## START Given information

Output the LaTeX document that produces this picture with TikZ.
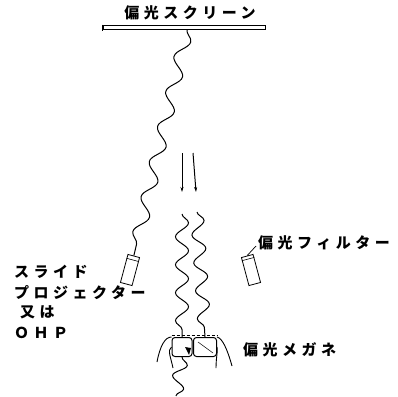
\documentclass[tikz,border=0pt]{standalone}
\usepackage{fontspec}
\newfontfamily\jp{Noto Sans CJK JP}[LetterSpace=30]
\usetikzlibrary{decorations.pathmorphing,arrows.meta,calc}

\begin{document}
\begin{tikzpicture}[
  x = 1pt, y = -1pt,
  txt/.style = {font = \jp\bfseries\fontsize{15}{15}\selectfont, inner sep = 0pt, anchor = west},
  wave/.style = {decorate, decoration = {snake, segment length = #1, amplitude = 6.5pt}, line width = 1pt},
  can/.style = {draw, line width = 0.8pt, minimum width = 12pt, minimum height = 29pt, inner sep = 0pt},
  lens/.style = {draw, line width = 1pt, rounded corners = 3pt, minimum height = 19pt, inner sep = 0pt},
  ]
  \useasboundingbox (0,0) rectangle (398,396);

  % screen at the top
  \node[txt, anchor = center] (title) at (190,13) {偏光スクリーン};
  \node[draw, line width = 0.9pt, minimum width = 162pt, minimum height = 4pt, inner sep = 0pt] (screen) at (184,27) {};
  \draw[line width = 0.8pt] (screen.north west) -- ++(0,6);

  % projector and filter
  \node[can, rotate = -15] (proj) at (130,270) {};
  \node[can, rotate = 15] (filt) at (251,270) {};
  \draw[line width = 0.6pt] ($(proj.north west)!0.15!(proj.south west)$) -- ($(proj.north east)!0.15!(proj.south east)$);
  \draw[line width = 0.6pt] ($(filt.north west)!0.12!(filt.south west)$) -- ($(filt.north east)!0.12!(filt.south east)$);

  % light from projector up to screen
  \draw[wave = 36pt] ([xshift = 3pt]screen.south) -- (proj.north);

  % reflected light coming down
  \coordinate (a1) at (182,153);
  \coordinate (a2) at (193,153);
  \coordinate (b1) at (182,192);
  \coordinate (b2) at (196,192);
  \draw[line width = 1pt, -{Stealth[length = 5pt, width = 3pt]}] (a1) -- (b1);
  \draw[line width = 1pt, -{Stealth[length = 5pt, width = 3pt]}] (a2) -- (b2);

  % glasses
  \node[lens, minimum width = 20pt] (lensL) at (182,347) {};
  \node[lens, minimum width = 23pt] (lensR) at (205,347) {};
  \fill ([xshift = 3pt]lensL.center) -- ([xshift = 9pt, yshift = -1pt]lensL.center)
        -- ([xshift = 7pt, yshift = -8pt]lensL.center) -- cycle;
  \draw[line width = 0.5pt] ([xshift = -7pt, yshift = 5pt]lensR.center) -- ([xshift = 8pt, yshift = -6pt]lensR.center);
  \draw[densely dashed, line width = 0.6pt] ([yshift = 2pt]lensL.north west) -- ([yshift = 2pt]lensR.north east);
  % temples
  \draw[line width = 0.9pt] (lensL.north west) .. controls (165,337) and (160,346) .. (157,362);
  \draw[line width = 0.9pt] (lensL.west) .. controls (167,350) and (171,358) .. (173,368);
  \draw[line width = 0.9pt] (lensR.north east) .. controls (222,338) and (227,348) .. (232,366);
  \draw[line width = 0.9pt] (lensR.east) .. controls (218,350) and (216,358) .. (216,368);

  % light through the glasses
  \coordinate (w1) at (182,214);
  \coordinate (w2) at (197,212);
  \coordinate (w3) at (176,396);
  \draw[wave = 28pt] (w1) -- (lensL.north);
  \draw[wave = 28pt] (w2) -- (lensR.north);
  \draw[wave = 24pt] (lensL.south) -- (w3);

  % labels
  \node[txt] (filtlab) at (258,243) {偏光フィルター};
  \draw[line width = 0.7pt] (filt.north) -- ([xshift = -2pt, yshift = -3pt]filtlab.west);
  \node[txt] (glasslab) at (243,350) {偏光メガネ};
  \node[txt] (proj1) at (14,272) {スライド};
  \node[txt] (proj2) at (14,293) {プロジェクター};
  \node[txt] (proj3) at (20,312) {又は};
  \node[txt] (proj4) at (14,333) {ＯＨＰ};
\end{tikzpicture}
\end{document}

## END Given information

Problem details
Restate the data above exactly, stripping out each image.

Correct response
Output the LaTeX document that produces this picture with TikZ.
\documentclass[tikz,border=0pt]{standalone}
\usepackage{fontspec}
\newfontfamily\jp{Noto Sans CJK JP}[LetterSpace=30]
\usetikzlibrary{decorations.pathmorphing,arrows.meta,calc}

\begin{document}
\begin{tikzpicture}[
  x = 1pt, y = -1pt,
  txt/.style = {font = \jp\bfseries\fontsize{15}{15}\selectfont, inner sep = 0pt, anchor = west},
  wave/.style = {decorate, decoration = {snake, segment length = #1, amplitude = 6.5pt}, line width = 1pt},
  can/.style = {draw, line width = 0.8pt, minimum width = 12pt, minimum height = 29pt, inner sep = 0pt},
  lens/.style = {draw, line width = 1pt, rounded corners = 3pt, minimum height = 19pt, inner sep = 0pt},
  ]
  \useasboundingbox (0,0) rectangle (398,396);

  % screen at the top
  \node[txt, anchor = center] (title) at (190,13) {偏光スクリーン};
  \node[draw, line width = 0.9pt, minimum width = 162pt, minimum height = 4pt, inner sep = 0pt] (screen) at (184,27) {};
  \draw[line width = 0.8pt] (screen.north west) -- ++(0,6);

  % projector and filter
  \node[can, rotate = -15] (proj) at (130,270) {};
  \node[can, rotate = 15] (filt) at (251,270) {};
  \draw[line width = 0.6pt] ($(proj.north west)!0.15!(proj.south west)$) -- ($(proj.north east)!0.15!(proj.south east)$);
  \draw[line width = 0.6pt] ($(filt.north west)!0.12!(filt.south west)$) -- ($(filt.north east)!0.12!(filt.south east)$);

  % light from projector up to screen
  \draw[wave = 36pt] ([xshift = 3pt]screen.south) -- (proj.north);

  % reflected light coming down
  \coordinate (a1) at (182,153);
  \coordinate (a2) at (193,153);
  \coordinate (b1) at (182,192);
  \coordinate (b2) at (196,192);
  \draw[line width = 1pt, -{Stealth[length = 5pt, width = 3pt]}] (a1) -- (b1);
  \draw[line width = 1pt, -{Stealth[length = 5pt, width = 3pt]}] (a2) -- (b2);

  % glasses
  \node[lens, minimum width = 20pt] (lensL) at (182,347) {};
  \node[lens, minimum width = 23pt] (lensR) at (205,347) {};
  \fill ([xshift = 3pt]lensL.center) -- ([xshift = 9pt, yshift = -1pt]lensL.center)
        -- ([xshift = 7pt, yshift = -8pt]lensL.center) -- cycle;
  \draw[line width = 0.5pt] ([xshift = -7pt, yshift = 5pt]lensR.center) -- ([xshift = 8pt, yshift = -6pt]lensR.center);
  \draw[densely dashed, line width = 0.6pt] ([yshift = 2pt]lensL.north west) -- ([yshift = 2pt]lensR.north east);
  % temples
  \draw[line width = 0.9pt] (lensL.north west) .. controls (165,337) and (160,346) .. (157,362);
  \draw[line width = 0.9pt] (lensL.west) .. controls (167,350) and (171,358) .. (173,368);
  \draw[line width = 0.9pt] (lensR.north east) .. controls (222,338) and (227,348) .. (232,366);
  \draw[line width = 0.9pt] (lensR.east) .. controls (218,350) and (216,358) .. (216,368);

  % light through the glasses
  \coordinate (w1) at (182,214);
  \coordinate (w2) at (197,212);
  \coordinate (w3) at (176,396);
  \draw[wave = 28pt] (w1) -- (lensL.north);
  \draw[wave = 28pt] (w2) -- (lensR.north);
  \draw[wave = 24pt] (lensL.south) -- (w3);

  % labels
  \node[txt] (filtlab) at (258,243) {偏光フィルター};
  \draw[line width = 0.7pt] (filt.north) -- ([xshift = -2pt, yshift = -3pt]filtlab.west);
  \node[txt] (glasslab) at (243,350) {偏光メガネ};
  \node[txt] (proj1) at (14,272) {スライド};
  \node[txt] (proj2) at (14,293) {プロジェクター};
  \node[txt] (proj3) at (20,312) {又は};
  \node[txt] (proj4) at (14,333) {ＯＨＰ};
\end{tikzpicture}
\end{document}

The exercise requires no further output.